DATASET EXCERPT:
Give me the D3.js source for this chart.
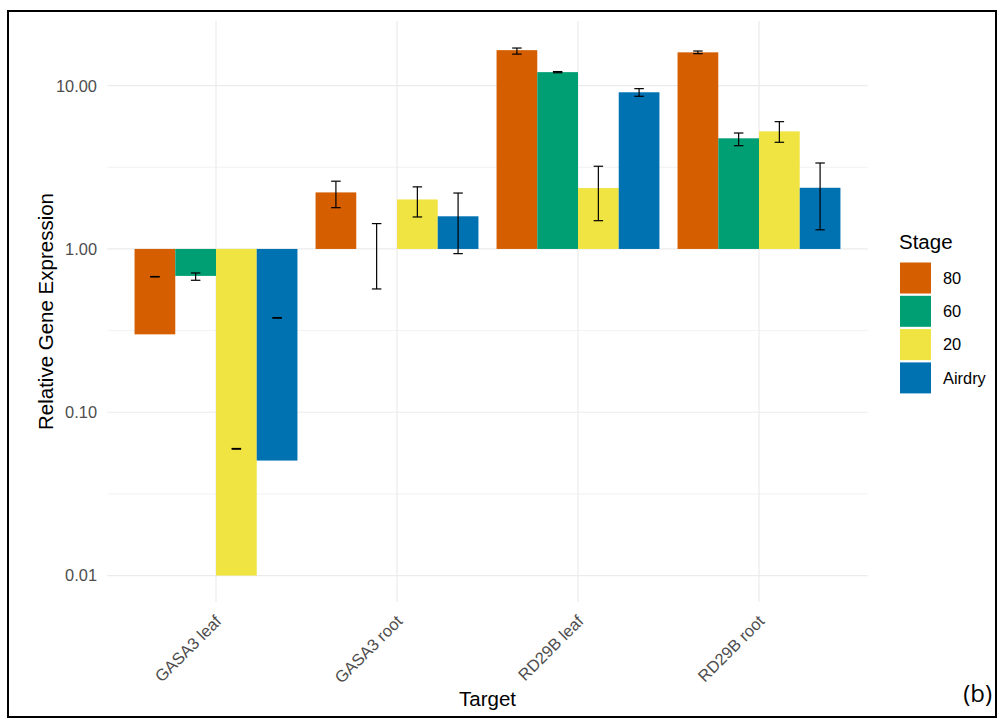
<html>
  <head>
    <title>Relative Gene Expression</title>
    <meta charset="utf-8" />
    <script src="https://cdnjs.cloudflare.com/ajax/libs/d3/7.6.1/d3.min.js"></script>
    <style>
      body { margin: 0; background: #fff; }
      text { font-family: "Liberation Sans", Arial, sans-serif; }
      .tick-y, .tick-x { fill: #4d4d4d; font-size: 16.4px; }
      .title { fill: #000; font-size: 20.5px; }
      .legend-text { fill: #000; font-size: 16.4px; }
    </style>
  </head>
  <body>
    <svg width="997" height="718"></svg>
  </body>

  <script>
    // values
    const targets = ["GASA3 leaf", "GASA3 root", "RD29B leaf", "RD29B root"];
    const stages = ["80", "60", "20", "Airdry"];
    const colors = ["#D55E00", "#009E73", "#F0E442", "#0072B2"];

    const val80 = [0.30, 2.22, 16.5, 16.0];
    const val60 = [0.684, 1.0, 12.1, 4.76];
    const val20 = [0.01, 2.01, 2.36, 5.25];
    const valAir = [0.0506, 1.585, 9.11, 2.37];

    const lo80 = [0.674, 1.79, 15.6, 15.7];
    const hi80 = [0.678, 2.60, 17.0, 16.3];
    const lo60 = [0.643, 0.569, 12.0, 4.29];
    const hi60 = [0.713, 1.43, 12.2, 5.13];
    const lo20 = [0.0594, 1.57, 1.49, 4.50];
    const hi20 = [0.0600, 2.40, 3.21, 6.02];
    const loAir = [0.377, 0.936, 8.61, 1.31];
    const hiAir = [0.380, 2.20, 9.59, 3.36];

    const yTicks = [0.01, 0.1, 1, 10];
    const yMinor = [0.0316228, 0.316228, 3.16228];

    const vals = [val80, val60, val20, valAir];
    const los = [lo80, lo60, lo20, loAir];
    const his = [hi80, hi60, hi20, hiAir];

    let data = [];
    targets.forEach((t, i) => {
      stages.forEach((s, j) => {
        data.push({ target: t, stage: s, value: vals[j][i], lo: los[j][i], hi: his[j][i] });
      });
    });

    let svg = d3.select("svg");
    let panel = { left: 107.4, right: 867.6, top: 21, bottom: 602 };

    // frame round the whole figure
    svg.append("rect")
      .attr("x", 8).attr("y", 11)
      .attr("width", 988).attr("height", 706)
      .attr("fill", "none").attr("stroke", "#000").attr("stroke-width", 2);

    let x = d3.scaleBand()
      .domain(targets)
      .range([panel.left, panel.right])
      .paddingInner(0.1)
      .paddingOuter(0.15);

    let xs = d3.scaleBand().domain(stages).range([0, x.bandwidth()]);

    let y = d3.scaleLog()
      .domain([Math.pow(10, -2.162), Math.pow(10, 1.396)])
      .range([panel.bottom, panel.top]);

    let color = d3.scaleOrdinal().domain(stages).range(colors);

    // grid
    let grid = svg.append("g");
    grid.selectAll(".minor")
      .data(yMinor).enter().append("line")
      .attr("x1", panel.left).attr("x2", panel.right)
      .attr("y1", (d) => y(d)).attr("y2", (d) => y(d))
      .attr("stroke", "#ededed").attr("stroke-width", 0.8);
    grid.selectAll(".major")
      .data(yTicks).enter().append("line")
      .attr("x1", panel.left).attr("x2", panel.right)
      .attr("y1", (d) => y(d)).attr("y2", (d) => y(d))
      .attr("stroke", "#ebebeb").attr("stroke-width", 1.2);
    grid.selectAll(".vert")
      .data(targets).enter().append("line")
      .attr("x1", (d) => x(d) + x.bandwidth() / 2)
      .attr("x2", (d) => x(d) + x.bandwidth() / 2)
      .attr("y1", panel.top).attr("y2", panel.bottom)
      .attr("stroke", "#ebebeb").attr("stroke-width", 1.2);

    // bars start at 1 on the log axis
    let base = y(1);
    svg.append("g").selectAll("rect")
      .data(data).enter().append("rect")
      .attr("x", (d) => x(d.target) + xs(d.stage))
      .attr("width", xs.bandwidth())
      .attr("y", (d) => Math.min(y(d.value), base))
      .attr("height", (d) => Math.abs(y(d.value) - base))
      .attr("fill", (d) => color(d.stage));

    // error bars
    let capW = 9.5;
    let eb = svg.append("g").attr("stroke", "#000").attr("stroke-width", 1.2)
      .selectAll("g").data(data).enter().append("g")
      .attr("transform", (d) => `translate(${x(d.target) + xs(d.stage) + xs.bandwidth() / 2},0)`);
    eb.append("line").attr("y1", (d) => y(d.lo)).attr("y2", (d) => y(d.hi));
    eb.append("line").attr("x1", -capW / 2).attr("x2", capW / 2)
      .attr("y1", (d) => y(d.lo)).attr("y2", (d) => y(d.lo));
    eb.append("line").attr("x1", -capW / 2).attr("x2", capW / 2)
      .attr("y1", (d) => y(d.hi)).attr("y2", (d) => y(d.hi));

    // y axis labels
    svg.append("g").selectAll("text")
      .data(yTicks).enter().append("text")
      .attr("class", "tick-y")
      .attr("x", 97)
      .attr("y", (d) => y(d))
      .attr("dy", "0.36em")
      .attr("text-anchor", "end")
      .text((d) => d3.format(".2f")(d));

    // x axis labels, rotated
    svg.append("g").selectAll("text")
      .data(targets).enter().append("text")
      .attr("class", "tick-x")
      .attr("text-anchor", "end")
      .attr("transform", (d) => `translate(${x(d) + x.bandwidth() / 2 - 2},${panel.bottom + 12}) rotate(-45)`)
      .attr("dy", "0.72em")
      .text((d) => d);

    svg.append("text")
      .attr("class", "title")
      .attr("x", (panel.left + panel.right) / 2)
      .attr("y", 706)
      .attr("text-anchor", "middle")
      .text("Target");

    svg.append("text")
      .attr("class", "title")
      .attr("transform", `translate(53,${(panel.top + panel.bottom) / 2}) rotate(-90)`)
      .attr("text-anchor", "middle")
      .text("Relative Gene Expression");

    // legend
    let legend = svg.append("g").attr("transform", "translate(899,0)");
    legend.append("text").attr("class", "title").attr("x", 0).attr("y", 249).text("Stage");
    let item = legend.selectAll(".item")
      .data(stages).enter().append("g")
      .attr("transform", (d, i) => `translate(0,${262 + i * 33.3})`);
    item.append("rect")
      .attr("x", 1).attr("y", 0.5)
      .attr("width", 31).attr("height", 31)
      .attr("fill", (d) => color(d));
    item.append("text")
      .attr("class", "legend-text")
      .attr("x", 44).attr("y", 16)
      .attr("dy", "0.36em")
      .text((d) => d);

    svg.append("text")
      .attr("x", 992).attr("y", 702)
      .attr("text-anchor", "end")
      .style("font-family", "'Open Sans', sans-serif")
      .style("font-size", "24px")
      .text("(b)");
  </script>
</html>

AIM OF THE TASK:
Omit the pictures and output all of the other material exactly.

COMPLETED TASK:
Give me the D3.js source for this chart.
<html>
  <head>
    <title>Relative Gene Expression</title>
    <meta charset="utf-8" />
    <script src="https://cdnjs.cloudflare.com/ajax/libs/d3/7.6.1/d3.min.js"></script>
    <style>
      body { margin: 0; background: #fff; }
      text { font-family: "Liberation Sans", Arial, sans-serif; }
      .tick-y, .tick-x { fill: #4d4d4d; font-size: 16.4px; }
      .title { fill: #000; font-size: 20.5px; }
      .legend-text { fill: #000; font-size: 16.4px; }
    </style>
  </head>
  <body>
    <svg width="997" height="718"></svg>
  </body>

  <script>
    // values
    const targets = ["GASA3 leaf", "GASA3 root", "RD29B leaf", "RD29B root"];
    const stages = ["80", "60", "20", "Airdry"];
    const colors = ["#D55E00", "#009E73", "#F0E442", "#0072B2"];

    const val80 = [0.30, 2.22, 16.5, 16.0];
    const val60 = [0.684, 1.0, 12.1, 4.76];
    const val20 = [0.01, 2.01, 2.36, 5.25];
    const valAir = [0.0506, 1.585, 9.11, 2.37];

    const lo80 = [0.674, 1.79, 15.6, 15.7];
    const hi80 = [0.678, 2.60, 17.0, 16.3];
    const lo60 = [0.643, 0.569, 12.0, 4.29];
    const hi60 = [0.713, 1.43, 12.2, 5.13];
    const lo20 = [0.0594, 1.57, 1.49, 4.50];
    const hi20 = [0.0600, 2.40, 3.21, 6.02];
    const loAir = [0.377, 0.936, 8.61, 1.31];
    const hiAir = [0.380, 2.20, 9.59, 3.36];

    const yTicks = [0.01, 0.1, 1, 10];
    const yMinor = [0.0316228, 0.316228, 3.16228];

    const vals = [val80, val60, val20, valAir];
    const los = [lo80, lo60, lo20, loAir];
    const his = [hi80, hi60, hi20, hiAir];

    let data = [];
    targets.forEach((t, i) => {
      stages.forEach((s, j) => {
        data.push({ target: t, stage: s, value: vals[j][i], lo: los[j][i], hi: his[j][i] });
      });
    });

    let svg = d3.select("svg");
    let panel = { left: 107.4, right: 867.6, top: 21, bottom: 602 };

    // frame round the whole figure
    svg.append("rect")
      .attr("x", 8).attr("y", 11)
      .attr("width", 988).attr("height", 706)
      .attr("fill", "none").attr("stroke", "#000").attr("stroke-width", 2);

    let x = d3.scaleBand()
      .domain(targets)
      .range([panel.left, panel.right])
      .paddingInner(0.1)
      .paddingOuter(0.15);

    let xs = d3.scaleBand().domain(stages).range([0, x.bandwidth()]);

    let y = d3.scaleLog()
      .domain([Math.pow(10, -2.162), Math.pow(10, 1.396)])
      .range([panel.bottom, panel.top]);

    let color = d3.scaleOrdinal().domain(stages).range(colors);

    // grid
    let grid = svg.append("g");
    grid.selectAll(".minor")
      .data(yMinor).enter().append("line")
      .attr("x1", panel.left).attr("x2", panel.right)
      .attr("y1", (d) => y(d)).attr("y2", (d) => y(d))
      .attr("stroke", "#ededed").attr("stroke-width", 0.8);
    grid.selectAll(".major")
      .data(yTicks).enter().append("line")
      .attr("x1", panel.left).attr("x2", panel.right)
      .attr("y1", (d) => y(d)).attr("y2", (d) => y(d))
      .attr("stroke", "#ebebeb").attr("stroke-width", 1.2);
    grid.selectAll(".vert")
      .data(targets).enter().append("line")
      .attr("x1", (d) => x(d) + x.bandwidth() / 2)
      .attr("x2", (d) => x(d) + x.bandwidth() / 2)
      .attr("y1", panel.top).attr("y2", panel.bottom)
      .attr("stroke", "#ebebeb").attr("stroke-width", 1.2);

    // bars start at 1 on the log axis
    let base = y(1);
    svg.append("g").selectAll("rect")
      .data(data).enter().append("rect")
      .attr("x", (d) => x(d.target) + xs(d.stage))
      .attr("width", xs.bandwidth())
      .attr("y", (d) => Math.min(y(d.value), base))
      .attr("height", (d) => Math.abs(y(d.value) - base))
      .attr("fill", (d) => color(d.stage));

    // error bars
    let capW = 9.5;
    let eb = svg.append("g").attr("stroke", "#000").attr("stroke-width", 1.2)
      .selectAll("g").data(data).enter().append("g")
      .attr("transform", (d) => `translate(${x(d.target) + xs(d.stage) + xs.bandwidth() / 2},0)`);
    eb.append("line").attr("y1", (d) => y(d.lo)).attr("y2", (d) => y(d.hi));
    eb.append("line").attr("x1", -capW / 2).attr("x2", capW / 2)
      .attr("y1", (d) => y(d.lo)).attr("y2", (d) => y(d.lo));
    eb.append("line").attr("x1", -capW / 2).attr("x2", capW / 2)
      .attr("y1", (d) => y(d.hi)).attr("y2", (d) => y(d.hi));

    // y axis labels
    svg.append("g").selectAll("text")
      .data(yTicks).enter().append("text")
      .attr("class", "tick-y")
      .attr("x", 97)
      .attr("y", (d) => y(d))
      .attr("dy", "0.36em")
      .attr("text-anchor", "end")
      .text((d) => d3.format(".2f")(d));

    // x axis labels, rotated
    svg.append("g").selectAll("text")
      .data(targets).enter().append("text")
      .attr("class", "tick-x")
      .attr("text-anchor", "end")
      .attr("transform", (d) => `translate(${x(d) + x.bandwidth() / 2 - 2},${panel.bottom + 12}) rotate(-45)`)
      .attr("dy", "0.72em")
      .text((d) => d);

    svg.append("text")
      .attr("class", "title")
      .attr("x", (panel.left + panel.right) / 2)
      .attr("y", 706)
      .attr("text-anchor", "middle")
      .text("Target");

    svg.append("text")
      .attr("class", "title")
      .attr("transform", `translate(53,${(panel.top + panel.bottom) / 2}) rotate(-90)`)
      .attr("text-anchor", "middle")
      .text("Relative Gene Expression");

    // legend
    let legend = svg.append("g").attr("transform", "translate(899,0)");
    legend.append("text").attr("class", "title").attr("x", 0).attr("y", 249).text("Stage");
    let item = legend.selectAll(".item")
      .data(stages).enter().append("g")
      .attr("transform", (d, i) => `translate(0,${262 + i * 33.3})`);
    item.append("rect")
      .attr("x", 1).attr("y", 0.5)
      .attr("width", 31).attr("height", 31)
      .attr("fill", (d) => color(d));
    item.append("text")
      .attr("class", "legend-text")
      .attr("x", 44).attr("y", 16)
      .attr("dy", "0.36em")
      .text((d) => d);

    svg.append("text")
      .attr("x", 992).attr("y", 702)
      .attr("text-anchor", "end")
      .style("font-family", "'Open Sans', sans-serif")
      .style("font-size", "24px")
      .text("(b)");
  </script>
</html>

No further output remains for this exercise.